A drug addict who held up shop staff with a water pistol in one of 70 robberies and burglaries has been jailed for nine years.
Paul Stewart held the 1ft-long toy to the back of an assistant's head and threatened to kill her.
In another shop robbery he told frightened assistants he had an accomplice waiting outside with a shotgun.
He ordered them to count to 1,000 and warned they would be shot if they tried to raise the alarm before then.
Stewart, 29, pleaded guilty to two robberies, a burglary and theft when he appeared at Hove Crown Court yesterday.
Richard Cherrill, prosecuting, said Stewart went into the Co-op in Old Town, Eastbourne, an hour before it closed on January 3.
The store's CCTV cameras showed him buying goods and then leaving but picked him up re-entering the store at 10pm.
Mr Cherrill said: "He threatened two members of staff with a claw hammer and took £5,700 from the safe after ordering them to hand over the keys.
"He tied them up and ordered them to count to one thousand, saying there was a man outside with a shotgun who would shoot them if they called the police.
"He smashed the CCTV equipment and the video cassette with the hammer before he left.
"Police were able to reconstruct the video tape and identified him as the man who had earlier entered the shop."
He said Stewart struck again two weeks later at a convenience store in the town as the female member of staff shut for the night.
The woman told police: "He was carrying something which was black and about a foot long. He said it was a gun.
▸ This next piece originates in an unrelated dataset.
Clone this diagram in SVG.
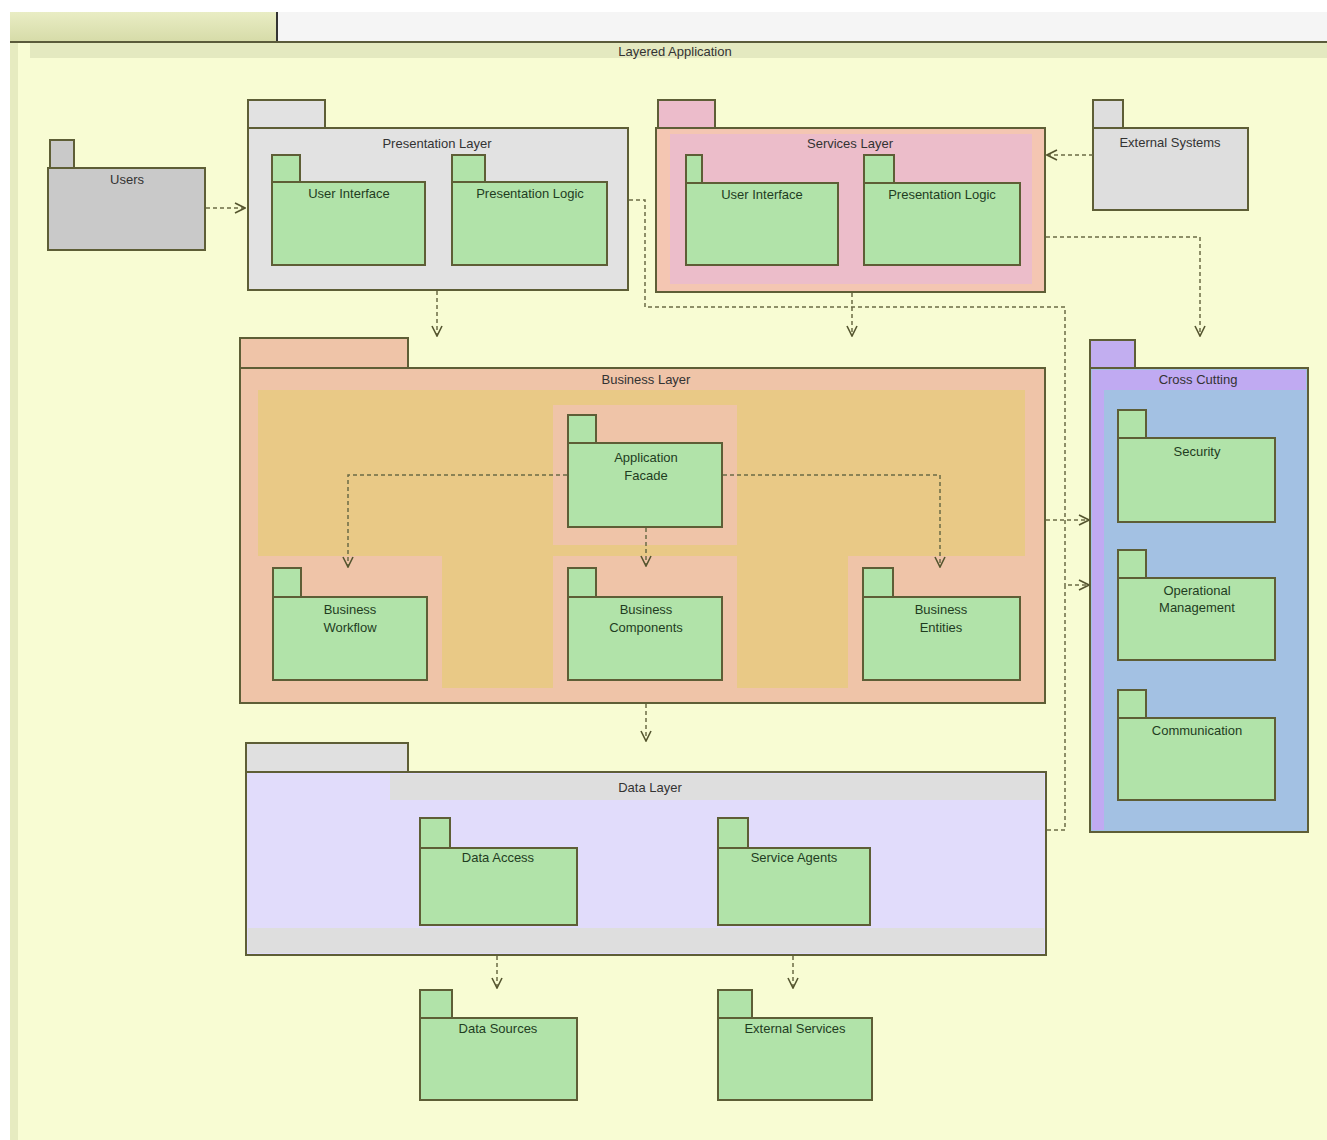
<svg xmlns="http://www.w3.org/2000/svg" width="1327" height="1140" viewBox="0 0 1327 1140">
<style>
.pk{stroke:#5e5e36;stroke-width:2}
.g{fill:#b1e3a9}
.t{font-family:"Liberation Sans",Arial,sans-serif;font-size:13px;text-anchor:middle;fill:#1f3d1f}
.h{font-family:"Liberation Sans",Arial,sans-serif;font-size:13px;text-anchor:middle;fill:#333}
.c{stroke:#6b6b45;stroke-width:1.5;stroke-dasharray:4 3;fill:none}
.a{marker-end:url(#arr)}
</style>
<defs>
<marker id="arr" viewBox="0 0 12 12" refX="11" refY="6" markerWidth="12" markerHeight="12" markerUnits="userSpaceOnUse" orient="auto">
<path d="M1,1 L11,6 L1,11" fill="none" stroke="#55552f" stroke-width="1.6"/>
</marker>
<linearGradient id="tabg" x1="0" y1="0" x2="0" y2="1"><stop offset="0" stop-color="#e9edc4"/><stop offset="1" stop-color="#d6dba8"/></linearGradient>
</defs>
<rect x="0" y="0" width="1327" height="1140" fill="#ffffff"/>
<g id="frame">
<rect x="10" y="42" width="1317" height="1098" fill="#f8fcd3"/>
<rect x="10" y="42" width="8" height="1098" fill="#e6ebc0"/>
<rect x="30" y="42" width="1297" height="16" fill="#e4e9c0"/>
<rect x="277" y="12" width="1050" height="30" fill="#f5f5f5"/>
<rect x="10" y="12" width="267" height="30" fill="url(#tabg)"/>
<line x1="277" y1="12" x2="277" y2="42" stroke="#333" stroke-width="2"/>
<line x1="10" y1="42" x2="1327" y2="42" stroke="#5a5a3a" stroke-width="2"/>
<text class="h" x="675" y="56">Layered Application</text>
</g>
<g id="users">
<rect class="pk" x="50" y="140" width="24" height="28" fill="#c9c9c9"/>
<rect class="pk" x="48" y="168" width="157" height="82" fill="#c9c9c9"/>
<text class="h" x="127" y="184">Users</text>
</g>
<g id="presentation-layer">
<rect class="pk" x="248" y="100" width="77" height="28" fill="#e2e2e2"/>
<rect class="pk" x="248" y="128" width="380" height="162" fill="#e2e2e2"/>
<text class="h" x="437" y="148">Presentation Layer</text>
</g>
<g id="pl-user-interface">
<rect class="pk g" x="272" y="155" width="28" height="27"/>
<rect class="pk g" x="272" y="182" width="153" height="83"/>
<text class="t" x="349" y="198">User Interface</text>
</g>
<g id="pl-presentation-logic">
<rect class="pk g" x="452" y="155" width="33" height="27"/>
<rect class="pk g" x="452" y="182" width="155" height="83"/>
<text class="t" x="530" y="198">Presentation Logic</text>
</g>
<g id="services-layer">
<rect class="pk" x="658" y="100" width="57" height="28" fill="#ecbccb"/>
<rect class="pk" x="656" y="128" width="389" height="164" fill="#f4c6b2"/>
<rect x="670" y="134" width="362" height="150" fill="#ecbdca"/>
<text class="h" x="850" y="148">Services Layer</text>
</g>
<g id="sl-user-interface">
<rect class="pk g" x="686" y="155" width="16" height="28"/>
<rect class="pk g" x="686" y="183" width="152" height="82"/>
<text class="t" x="762" y="199">User Interface</text>
</g>
<g id="sl-presentation-logic">
<rect class="pk g" x="864" y="155" width="30" height="28"/>
<rect class="pk g" x="864" y="183" width="156" height="82"/>
<text class="t" x="942" y="199">Presentation Logic</text>
</g>
<g id="external-systems">
<rect class="pk" x="1093" y="100" width="30" height="28" fill="#dedede"/>
<rect class="pk" x="1093" y="128" width="155" height="82" fill="#dedede"/>
<text class="h" x="1170" y="147">External Systems</text>
</g>
<g id="business-layer">
<rect class="pk" x="240" y="338" width="168" height="30" fill="#efc4a8"/>
<rect class="pk" x="240" y="368" width="805" height="335" fill="#efc4a8"/>
<rect x="258" y="390" width="767" height="298" fill="#e9c986"/>
<rect x="553" y="405" width="184" height="140" fill="#efc4a8"/>
<rect x="258" y="556" width="184" height="132" fill="#efc4a8"/>
<rect x="553" y="556" width="184" height="132" fill="#efc4a8"/>
<rect x="848" y="556" width="177" height="132" fill="#efc4a8"/>
<text class="h" x="646" y="384">Business Layer</text>
</g>
<g id="application-facade">
<rect class="pk g" x="568" y="415" width="28" height="28"/>
<rect class="pk g" x="568" y="443" width="154" height="84"/>
<text class="t" x="646" y="462">Application</text>
<text class="t" x="646" y="480">Facade</text>
</g>
<g id="business-workflow">
<rect class="pk g" x="273" y="568" width="28" height="29"/>
<rect class="pk g" x="273" y="597" width="154" height="83"/>
<text class="t" x="350" y="614">Business</text>
<text class="t" x="350" y="632">Workflow</text>
</g>
<g id="business-components">
<rect class="pk g" x="568" y="568" width="28" height="29"/>
<rect class="pk g" x="568" y="597" width="154" height="83"/>
<text class="t" x="646" y="614">Business</text>
<text class="t" x="646" y="632">Components</text>
</g>
<g id="business-entities">
<rect class="pk g" x="863" y="568" width="30" height="29"/>
<rect class="pk g" x="863" y="597" width="157" height="83"/>
<text class="t" x="941" y="614">Business</text>
<text class="t" x="941" y="632">Entities</text>
</g>
<g id="cross-cutting">
<rect class="pk" x="1090" y="340" width="45" height="28" fill="#c2aef0"/>
<rect class="pk" x="1090" y="368" width="218" height="464" fill="#a3c1e3"/>
<rect x="1092" y="370" width="12" height="460" fill="#c0aaf2"/>
<rect x="1104" y="370" width="202" height="20" fill="#c0aaf2"/>
<text class="h" x="1198" y="384">Cross Cutting</text>
</g>
<g id="security">
<rect class="pk g" x="1118" y="410" width="28" height="28"/>
<rect class="pk g" x="1118" y="438" width="157" height="84"/>
<text class="t" x="1197" y="456">Security</text>
</g>
<g id="operational-management">
<rect class="pk g" x="1118" y="550" width="28" height="28"/>
<rect class="pk g" x="1118" y="578" width="157" height="82"/>
<text class="t" x="1197" y="595">Operational</text>
<text class="t" x="1197" y="612">Management</text>
</g>
<g id="communication">
<rect class="pk g" x="1118" y="690" width="28" height="28"/>
<rect class="pk g" x="1118" y="718" width="157" height="82"/>
<text class="t" x="1197" y="735">Communication</text>
</g>
<g id="data-layer">
<rect class="pk" x="246" y="743" width="162" height="29" fill="#e0e0e0"/>
<rect class="pk" x="246" y="772" width="800" height="183" fill="#e1dcfb"/>
<rect x="390" y="774" width="654" height="26" fill="#dedede"/>
<rect x="248" y="928" width="796" height="25" fill="#dedede"/>
<text class="h" x="650" y="792">Data Layer</text>
</g>
<g id="data-access">
<rect class="pk g" x="420" y="818" width="30" height="30"/>
<rect class="pk g" x="420" y="848" width="157" height="77"/>
<text class="t" x="498" y="862">Data Access</text>
</g>
<g id="service-agents">
<rect class="pk g" x="718" y="818" width="30" height="30"/>
<rect class="pk g" x="718" y="848" width="152" height="77"/>
<text class="t" x="794" y="862">Service Agents</text>
</g>
<g id="data-sources">
<rect class="pk g" x="420" y="990" width="32" height="28"/>
<rect class="pk g" x="420" y="1018" width="157" height="82"/>
<text class="t" x="498" y="1033">Data Sources</text>
</g>
<g id="external-services">
<rect class="pk g" x="718" y="990" width="34" height="28"/>
<rect class="pk g" x="718" y="1018" width="154" height="82"/>
<text class="t" x="795" y="1033">External Services</text>
</g>
<g id="connectors">
<path class="c a" d="M206,208 H245"/>
<path class="c a" d="M437,291 V336"/>
<path class="c a" d="M852,293 V336"/>
<path class="c" d="M629,200 H645 V307 H1065 V585"/>
<path class="c a" d="M1093,155 H1047"/>
<path class="c a" d="M1046,237 H1200 V336"/>
<path class="c a" d="M1046,520 H1089"/>
<path class="c a" d="M1047,830 H1065 V585 H1089"/>
<path class="c a" d="M646,704 V741"/>
<path class="c a" d="M567,475 H348 V567"/>
<path class="c a" d="M723,475 H940 V567"/>
<path class="c a" d="M646,528 V566"/>
<path class="c a" d="M497,956 V988"/>
<path class="c a" d="M793,956 V988"/>
</g>
</svg>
"He told me to get on the ground and I felt something cold, metal and heavy at the back of my head.
"He said several times he would kill me."
After he was arrested, Stewart said although the gun was metal and not plastic it was, in fact, a child's water pistol.
The court heard Stewart, from Eastbourne but of no fixed address, had previous convictions for actual bodily harm and robbery for which he had been jailed for a total of six years.
He had been released on licence and still had 18 months of the sentence remaining when the robberies were committed.
He asked for a string of more than 70 offences of robbery, burglary and deception to be taken into consideration.
The court heard Stewart had a £1,000-a-day addiction to crack cocaine, heroin and Valium.
Robert Hall, defending, said Stewart had developed a drug problem after being devastated by the death of his long-term partner from cancer in December last year.